Throughout, we approached the material from a worlding and decolonial perspective, guided by a set of questions developed by Erin Canning in the context of the CIDOC-CRM Special Interest Group. 

1. Does the definition reflect a diversity of opinions, backgrounds, and kinds of thought?

2. Is the definition or meaning of the concept sufficient, or too narrow or broad? Is there anything that you think might be missing from the definition?

3. Does the definition imply objectivity or neutrality, and if so, of what?

4. Is there any problematic or exclusionary language used in the label, scope note, or examples? Is the descriptive language used respectful to the larger communities of people invested in this concept?

5. To what extent can we use this definition to describe the intended WPC database field?
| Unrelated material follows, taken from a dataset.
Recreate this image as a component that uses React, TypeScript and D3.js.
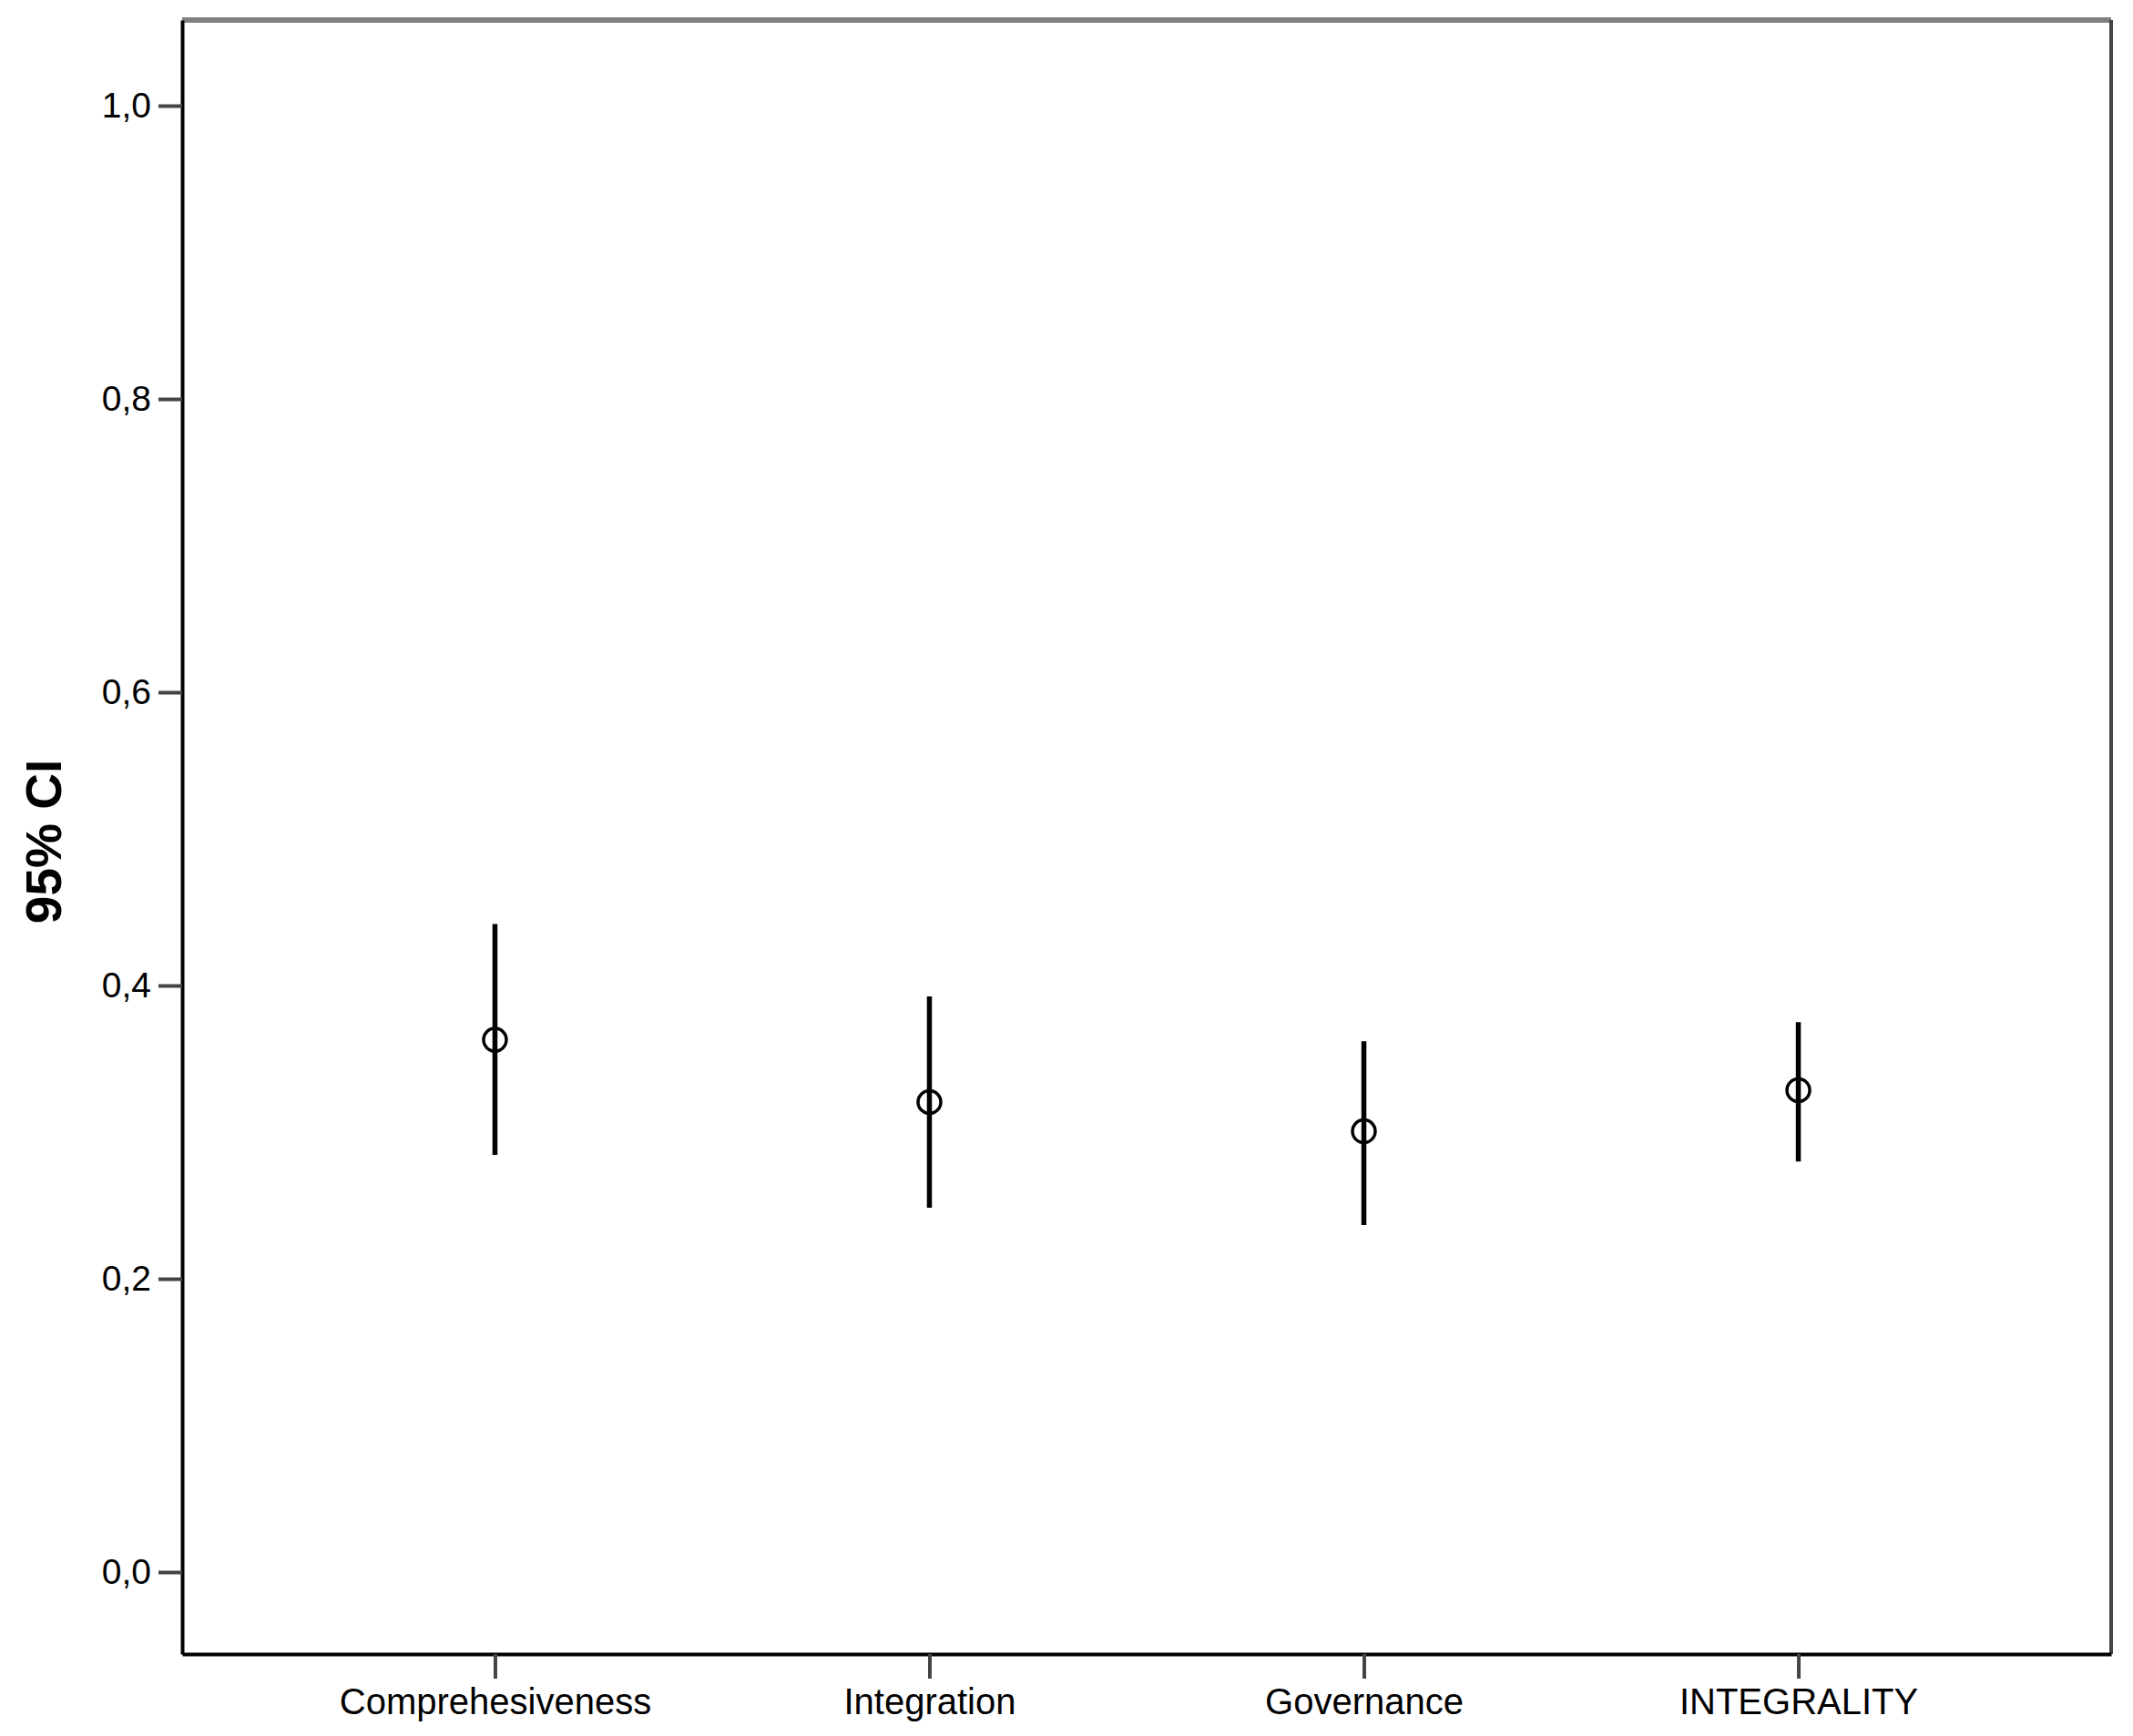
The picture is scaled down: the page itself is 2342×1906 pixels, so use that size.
import React, { useRef, useEffect } from 'react';
import * as d3 from 'd3';

// categories and 95% CI values
const categories = ["Comprehesiveness", "Integration", "Governance", "INTEGRALITY"];
const means = [0.363, 0.3205, 0.3006, 0.3286];
const lower = [0.2845, 0.2484, 0.2366, 0.280];
const upper = [0.442, 0.3925, 0.362, 0.375];
const yTicks = [0, 0.2, 0.4, 0.6, 0.8, 1.0];

export default function App() {
  const svgRef = useRef<SVGSVGElement>(null);

  useEffect(() => {
    const width = 2342;
    const height = 1906;
    const margin = { top: 22, right: 24, bottom: 90, left: 200 };
    const svg = d3.select(svgRef.current);
    svg.selectAll("*").remove();
    svg.attr("width", width).attr("height", height);

    const font = "Arial, 'Liberation Sans', sans-serif";

    const x = d3.scalePoint<string>()
      .domain(categories)
      .range([margin.left, width - margin.right])
      .padding(0.72);

    const y = d3.scaleLinear()
      .domain([-0.0559, 1.0584])
      .range([height - margin.bottom, margin.top]);

    const fmt = (d: number) => d3.format(".1f")(d).replace(".", ",");

    // frame: top and right in grey
    svg.append("line")
      .attr("x1", margin.left).attr("x2", width - margin.right)
      .attr("y1", margin.top).attr("y2", margin.top)
      .attr("stroke", "#808080").attr("stroke-width", 6);
    svg.append("line")
      .attr("x1", width - margin.right).attr("x2", width - margin.right)
      .attr("y1", margin.top).attr("y2", height - margin.bottom)
      .attr("stroke", "#444").attr("stroke-width", 4);

    // y axis
    const yAxis = svg.append("g")
      .attr("transform", `translate(${margin.left},0)`)
      .call(d3.axisLeft(y).tickValues(yTicks).tickFormat(fmt as any).tickSize(26).tickSizeOuter(0).tickPadding(8));
    yAxis.select(".domain").attr("stroke", "#000").attr("stroke-width", 4);
    yAxis.selectAll(".tick line").attr("stroke", "#444").attr("stroke-width", 4);
    yAxis.selectAll(".tick text")
      .attr("fill", "#000")
      .style("font-family", font)
      .style("font-size", "39px");

    // x axis
    const xAxis = svg.append("g")
      .attr("transform", `translate(0,${height - margin.bottom})`)
      .call(d3.axisBottom(x).tickSize(27).tickSizeOuter(0).tickPadding(11));
    xAxis.select(".domain").attr("stroke", "#000").attr("stroke-width", 4);
    xAxis.selectAll(".tick line").attr("stroke", "#444").attr("stroke-width", 4);
    xAxis.selectAll(".tick text")
      .attr("fill", "#000")
      .style("font-family", font)
      .style("font-size", "40px");

    const rows = categories.map((c, i) => ({ c, mean: means[i], lo: lower[i], hi: upper[i] }));

    // error bars
    svg.append("g")
      .selectAll("line")
      .data(rows)
      .join("line")
      .attr("x1", d => x(d.c)!)
      .attr("x2", d => x(d.c)!)
      .attr("y1", d => y(d.lo))
      .attr("y2", d => y(d.hi))
      .attr("stroke", "#000")
      .attr("stroke-width", 5.5);

    // mean markers
    svg.append("g")
      .selectAll("circle")
      .data(rows)
      .join("circle")
      .attr("cx", d => x(d.c)!)
      .attr("cy", d => y(d.mean))
      .attr("r", 12.5)
      .attr("fill", "none")
      .attr("stroke", "#000")
      .attr("stroke-width", 3.5);

    // y axis title
    svg.append("text")
      .attr("transform", "rotate(-90)")
      .attr("x", -924)
      .attr("y", 67)
      .attr("text-anchor", "middle")
      .style("font-family", font)
      .style("font-weight", "bold")
      .style("font-size", "55px")
      .text("95% CI");
  }, []);

  return (
    <div style={{ position: "absolute", left: 0, top: 0, background: "#fff" }}>
      <svg ref={svgRef} style={{ display: "block" }} />
    </div>
  );
}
6. Who are all the people who are likely to be directly and indirectly affected by this concept? In what ways? Who may benefit, and who may be harmed---and what is counted as benefit/well-being, and as harm/suffering?

7. How might the impacts and perceptions of this design/project differ for users and communities with very different value-systems and social norms than those local or familiar to us?

Who/what isn’t represented in the sources that led to the articulation of this definition?

8. Who are the right people to review this definition? (In terms of representation).

9. Does this definition exclude other forms of documentation such as oral or visual (as opposed to written) which would be more appropriate for this field?

We used a shared spreadsheet to organise our discussions and gather the critiques we produced during the workshops. The consolidated texts were later added to the database interface as pop-up interactive windows.